The advancement of 5G technology and the Internet of Things (IoTs) has propelled our society forward. This has entailed an increasing demand for energy resources due to the continuous power consumption of these devices and sensors. Unfortunately, the reliance on traditional fossil fuels is not only environmentally detrimental but also unsustainable due to their finite availability. Consequently, this has catalyzed global researchers to shift their focus towards more sustainable and alternative energy solutions. Among these pioneering energy technologies, triboelectric nanogenerators (TENGs), also recognized as Wang generators, have emerged as a beacon of sustainable energy innovation since their inception in 2012.¹ Functioning on the principles of contact electrification and electrostatic induction, TENGs present a groundbreaking and eco-friendly approach to electricity generation. Endowed naturally with a unique set of merits, including a wide range of material selections, high output, cost-effectiveness, light weight, and versatility in operational modes,^2–7 TENGs have demonstrated great potential in wasted mechanical energy harvesting from the surrounding environment.

In the domain of TENG research, the development of stretchable TENGs has garnered significant attention, thanks to their phenomenal mechanical properties, flexibility, and adaptability to a variety of practical applications. One of the promising material candidates for developing these stretchable TENGs is thermoplastic polyurethane (TPU), owing to its desirable properties such as high transparency, high durability, and excellent resistance to abrasion, chemicals, wear, and weather.^8–11 The unique characteristics of TPU make it well-suited for the development of TENGs that can conform to various surfaces and endure mechanical deformations without compromising their functionality.
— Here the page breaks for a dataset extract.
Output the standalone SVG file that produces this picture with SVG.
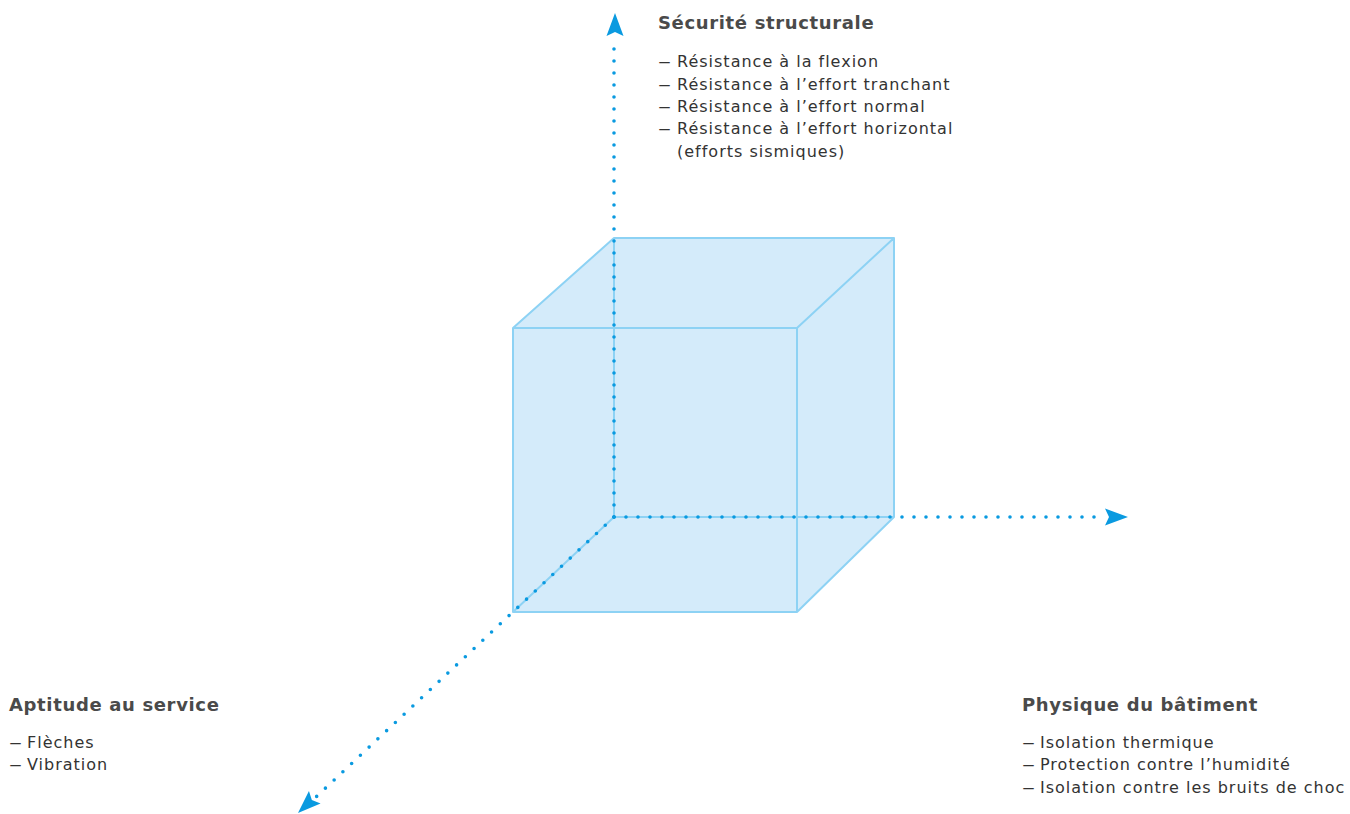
<svg xmlns="http://www.w3.org/2000/svg" width="1350" height="814" viewBox="0 0 1350 814">
<style>
.face{fill:#d4ebfa;stroke:none}
.edge{fill:none;stroke:#8dd2f4;stroke-width:2;stroke-linejoin:round}
.axis{fill:none;stroke:#0a9ae0;stroke-width:3.6;stroke-linecap:round;stroke-dasharray:0 12}
.head{fill:#0a9ae0}
.title{font-family:"DejaVu Sans",Inter,sans-serif;font-weight:700;font-size:18px;letter-spacing:0.65px;fill:#4a4a4a}
.item{font-family:"DejaVu Sans",Inter,sans-serif;font-size:16px;letter-spacing:1px;fill:#333}
.dash{font-family:"DejaVu Sans",Inter,sans-serif;font-size:16px;fill:#333}
</style>
<defs>
<path id="arrow" d="M0,0 L-23,-8.5 L-19,0 L-23,8.5 Z"/>
</defs>
<g id="cube">
<path class="face" d="M513,328 L614,238 L894,238 L894,517 L797,612 L513,612 Z"/>
<path class="edge" d="M614,238 L614,517 L894,517 M614,517 L513,612"/>
<path class="edge" d="M513,328 L797,328 L797,612 L513,612 Z M513,328 L614,238 L894,238 L797,328 M894,238 L894,517 L797,612"/>
</g>
<g id="connectors">
<path class="axis" d="M614,517 L614,41"/>
<path class="axis" d="M614,517 L1106,517"/>
<path class="axis" d="M614,517 L316,797"/>
<use href="#arrow" class="head" transform="translate(615,13) rotate(-90)"/>
<use href="#arrow" class="head" transform="translate(1128,517)"/>
<use href="#arrow" class="head" transform="translate(298,813) rotate(136.8)"/>
</g>
<g id="node-securite">
<text class="title" x="658" y="29">Sécurité structurale</text>
<text class="dash" x="658" y="67" textLength="13" lengthAdjust="spacingAndGlyphs">–</text>
<text class="item" x="677" y="67">Résistance à la flexion</text>
<text class="dash" x="658" y="90" textLength="13" lengthAdjust="spacingAndGlyphs">–</text>
<text class="item" x="677" y="90">Résistance à l’effort tranchant</text>
<text class="dash" x="658" y="112" textLength="13" lengthAdjust="spacingAndGlyphs">–</text>
<text class="item" x="677" y="112">Résistance à l’effort normal</text>
<text class="dash" x="658" y="134" textLength="13" lengthAdjust="spacingAndGlyphs">–</text>
<text class="item" x="677" y="134">Résistance à l’effort horizontal</text>
<text class="item" x="677" y="157">(efforts sismiques)</text>
</g>
<g id="node-aptitude">
<text class="title" x="9" y="711">Aptitude au service</text>
<text class="dash" x="9" y="748" textLength="13" lengthAdjust="spacingAndGlyphs">–</text>
<text class="item" x="27" y="748">Flèches</text>
<text class="dash" x="9" y="770" textLength="13" lengthAdjust="spacingAndGlyphs">–</text>
<text class="item" x="27" y="770">Vibration</text>
</g>
<g id="node-physique">
<text class="title" x="1022" y="711">Physique du bâtiment</text>
<text class="dash" x="1022" y="748" textLength="13" lengthAdjust="spacingAndGlyphs">–</text>
<text class="item" x="1040" y="748">Isolation thermique</text>
<text class="dash" x="1022" y="770" textLength="13" lengthAdjust="spacingAndGlyphs">–</text>
<text class="item" x="1040" y="770">Protection contre l’humidité</text>
<text class="dash" x="1022" y="793" textLength="13" lengthAdjust="spacingAndGlyphs">–</text>
<text class="item" x="1040" y="793">Isolation contre les bruits de choc</text>
</g>
</svg>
Despite their high mechanical strength, the output performance of TPU-based TENGs remains a challenge due to the low electron-donating ability of TPU in the tribo-series. Hence, several studies have been conducted choosing TPU as the dielectric with modification approaches to boosting outputs of stretchable TENGs including multilayered TPU/silver nanowires/reduced graphene oxide,¹² TPU adding carbon black,¹³ electrospun TPU,¹⁴ polydimethylsiloxane diol functionalized TPU,¹⁵etc. However, these strategies often involve complex procedures and significant investments, which emphasizes the need to explore alternative methods for modifying the surface features of TPU.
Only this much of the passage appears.